A diverse ethnic difference is seen in the susceptibility to suicides amongst Sri Lankan people. The suicides rates were highest among the Sinhalese until around the year 2000; following which, the suicide rates of Sri Lankan Tamils became the highest (3). As we conducted this study in the east part of Sri Lanka, majority of the population were Tamils followed by moors and lastly Sinhalese. In this study, 21 (91.3%) cases were Tamils, 1 (4.3%) was Muslim and 1 (4.3%) was Sinhalese.

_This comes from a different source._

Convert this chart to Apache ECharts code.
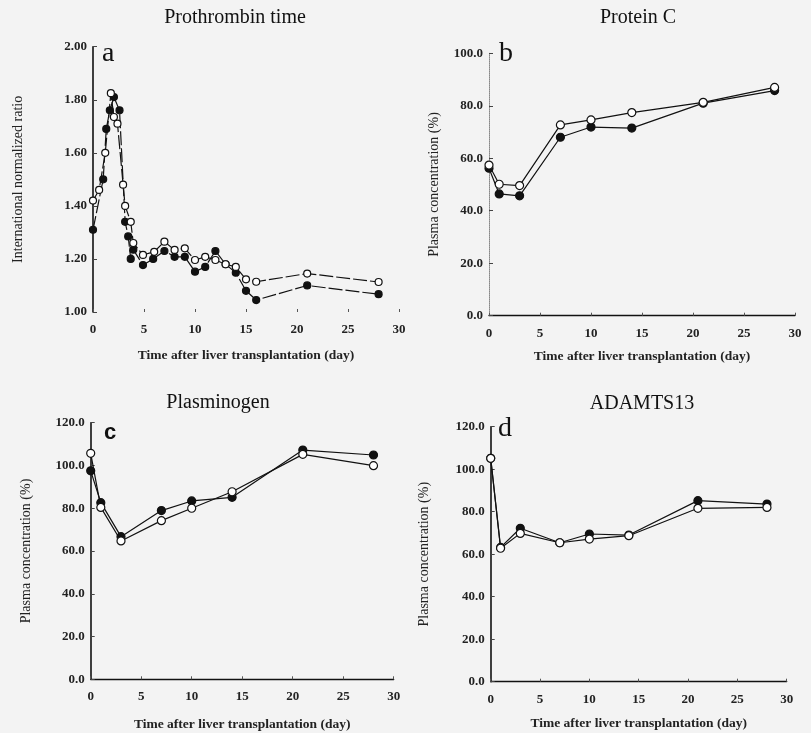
<!DOCTYPE html>
<html><head><meta charset="utf-8">
<script src="https://cdn.jsdelivr.net/npm/echarts@6/dist/echarts.min.js"></script>
<style>html,body{margin:0;padding:0;background:#f3f3f3}#c{width:811px;height:733px}</style>
</head><body><div id="c"></div>
<script>
// ---- data ----
const ptDaysFilled = [0, 1.0, 1.3, 1.65, 2.05, 2.6, 3.15, 3.45, 3.7, 3.95, 4.9, 5.9, 7, 8, 9, 10, 11, 12, 13, 14, 15, 16, 21, 28];
const ptFilled     = [1.31, 1.50, 1.69, 1.76, 1.81, 1.76, 1.34, 1.285, 1.20, 1.235, 1.177, 1.20, 1.23, 1.208, 1.208, 1.152, 1.17, 1.23, 1.18, 1.148, 1.08, 1.045, 1.10, 1.067];
const ptDaysOpen   = [0, 0.6, 1.2, 1.75, 2.05, 2.4, 2.95, 3.15, 3.7, 3.95, 4.9, 6, 7, 8, 9, 10, 11, 12, 13, 14, 15, 16, 21, 28];
const ptOpen       = [1.42, 1.46, 1.60, 1.825, 1.735, 1.71, 1.48, 1.40, 1.34, 1.26, 1.215, 1.227, 1.265, 1.234, 1.24, 1.196, 1.208, 1.196, 1.18, 1.17, 1.123, 1.114, 1.145, 1.113];

const days = [0, 1, 3, 7, 10, 14, 21, 28];
const pcFilled   = [56.2, 46.4, 45.7, 68.0, 71.9, 71.5, 81.0, 85.8];
const pcOpen     = [57.4, 50.1, 49.6, 72.7, 74.6, 77.4, 81.3, 87.0];
const plgFilled  = [97.5, 82.6, 66.7, 78.9, 83.4, 85.1, 107.2, 104.9];
const plgOpen    = [105.7, 80.4, 64.7, 74.2, 80.0, 87.7, 105.2, 99.9];
const adFilled   = [105.1, 63.2, 72.2, 65.4, 69.5, 69.0, 85.2, 83.6];
const adOpen     = [105.1, 62.8, 69.8, 65.4, 67.1, 68.7, 81.6, 82.0];

const xTicks = [0, 5, 10, 15, 20, 25, 30];
const panelTitles = ['Prothrombin time', 'Protein C', 'Plasminogen', 'ADAMTS13'];
const panelLetters = ['a', 'b', 'c', 'd'];
const yNames = ['International normalized ratio', 'Plasma concentration (%)', 'Plasma concentration (%)', 'Plasma concentration (%)'];
const xName = 'Time after liver transplantation (day)';

// ---- chart ----
const FONT = 'Liberation Serif';
const zip = (xs, ys) => xs.map((x, i) => [x, ys[i]]);

const grids = [
  {left: 93, top: 46.7, width: 306, height: 265.3},
  {left: 489, top: 53.3, width: 306, height: 262.4},
  {left: 90.7, top: 422.7, width: 303, height: 256.6},
  {left: 490.7, top: 426.7, width: 296, height: 255}
];
const yCfg = [
  {min: 1.0, max: 2.0, interval: 0.2, dec: 2, gap: 68},
  {min: 0, max: 100, interval: 20, dec: 1, gap: 48},
  {min: 0, max: 120, interval: 20, dec: 1, gap: 57},
  {min: 0, max: 120, interval: 20, dec: 1, gap: 59}
];
const xGaps = [37, 34, 38, 35];

const xAxes = grids.map((g, i) => ({
  gridIndex: i, type: 'value', min: 0, max: 30, interval: 5,
  name: xName, nameLocation: 'middle', nameGap: xGaps[i],
  nameTextStyle: {fontFamily: FONT, fontSize: 13.5, fontWeight: 'bold', color: '#222'},
  axisLine: {show: i !== 0, lineStyle: {color: '#111', width: 1.3}},
  axisTick: {show: true, inside: true, length: 3, lineStyle: {color: '#555'}},
  axisLabel: {fontFamily: FONT, fontSize: 13, fontWeight: 'bold', color: '#222', margin: 11},
  splitLine: {show: false}
}));
const yAxes = grids.map((g, i) => ({
  gridIndex: i, type: 'value', min: yCfg[i].min, max: yCfg[i].max, interval: yCfg[i].interval,
  name: yNames[i], nameLocation: 'middle', nameGap: yCfg[i].gap, nameRotate: 90,
  nameTextStyle: {fontFamily: FONT, fontSize: 14, color: '#222'},
  axisLine: {show: true, lineStyle: i === 1 ? {color: '#888', width: 1, type: 'dotted'} : {color: '#111', width: 1.6}},
  axisTick: {show: true, inside: true, length: 4, lineStyle: {color: '#444'}},
  axisLabel: {fontFamily: FONT, fontSize: 13, fontWeight: 'bold', color: '#222', margin: 6,
    formatter: v => v.toFixed(yCfg[i].dec)},
  splitLine: {show: false}
}));

function mk(idx, data, filled, size, dash) {
  return {
    type: 'line', xAxisIndex: idx, yAxisIndex: idx, data: data,
    symbol: 'circle', symbolSize: size, showSymbol: true,
    lineStyle: {color: '#111', width: 1.2, type: dash || 'solid'},
    itemStyle: {color: filled ? '#111' : '#fff', borderColor: '#111', borderWidth: 1.2},
    emphasis: {disabled: true}, animation: false, z: filled ? 2 : 3
  };
}
const series = [
  mk(0, zip(ptDaysFilled, ptFilled), true, 7, [14, 3]),
  mk(0, zip(ptDaysOpen, ptOpen), false, 7, [14, 3]),
  mk(1, zip(days, pcFilled), true, 8),
  mk(1, zip(days, pcOpen), false, 8),
  mk(2, zip(days, plgFilled), true, 8),
  mk(2, zip(days, plgOpen), false, 8),
  mk(3, zip(days, adFilled), true, 8),
  mk(3, zip(days, adOpen), false, 8)
];

const titlePos = [[235, 18], [638, 18], [218, 403], [642, 404]];
const letterPos = [[102, 40], [499, 40], [104, 422], [498, 415]];
const graphic = [];
panelTitles.forEach((t, i) => graphic.push({type: 'text', x: titlePos[i][0], y: titlePos[i][1],
  style: {text: t, font: '20px "' + FONT + '"', fill: '#111', textAlign: 'center', textVerticalAlign: 'middle'}}));
panelLetters.forEach((t, i) => graphic.push({type: 'text', x: letterPos[i][0], y: letterPos[i][1],
  style: {text: t, font: (i === 2 ? 'bold 22px "Liberation Sans"' : '28px "' + FONT + '"'), fill: '#111'}}));

const chart = echarts.init(document.getElementById('c'), null, {renderer: 'canvas'});
chart.setOption({
  backgroundColor: '#f3f3f3',
  animation: false,
  grid: grids,
  xAxis: xAxes,
  yAxis: yAxes,
  series: series,
  graphic: graphic
});
</script></body></html>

In this study, two out of twenty-three organophosphate poisoning cases (8.7%) died. However, 18 (78.3%) cases were discharged without any complication. Most of the time, deaths occur because of acute respiratory failure soon after ingestion (due to loss of central respiratory drive, neuromuscular dysfunction and direct effects on the lung) exacerbated by hypotension and bradycardia (17). A study conducted by Bari MS in Bangladesh showed that even though 5.1% of mortality was observed among all DSHs, OP poisoning was the leading one (18). However, a similar study in Bangladesh shows that mortality was 9.2% (19).  

 

CONCLUSION

The commonest cause of poisoning in Sri Lanka and other developing countries is pesticide, the reasons being agriculture-based economy. In Sri Lanka, organophosphates form the largest bulk of pesticide poisoning. The work-related poisoning due to pesticides is also common in developing countries, due to unsafe practices, illiteracy, ignorance and lack of protective clothing. It is estimated that half a million population die every year as a result of pesticides poisoning. Periodic epidemiological and clinical studies are necessary to understand the pattern of poisoning in each region. It is important to know the nature and severity of poisoning in order to take proper preventive measures. The poison involved was determined from the circumstantial evidence, reliable history, presentation of remaining stuff/container from which the poison had been consumed and suggestive clinical features.

DSH in Sri Lanka is reported to be associated with interpersonal conflict, short premeditation, as well as alcohol misuse among males.

 

Conflict of interest: None to be declared.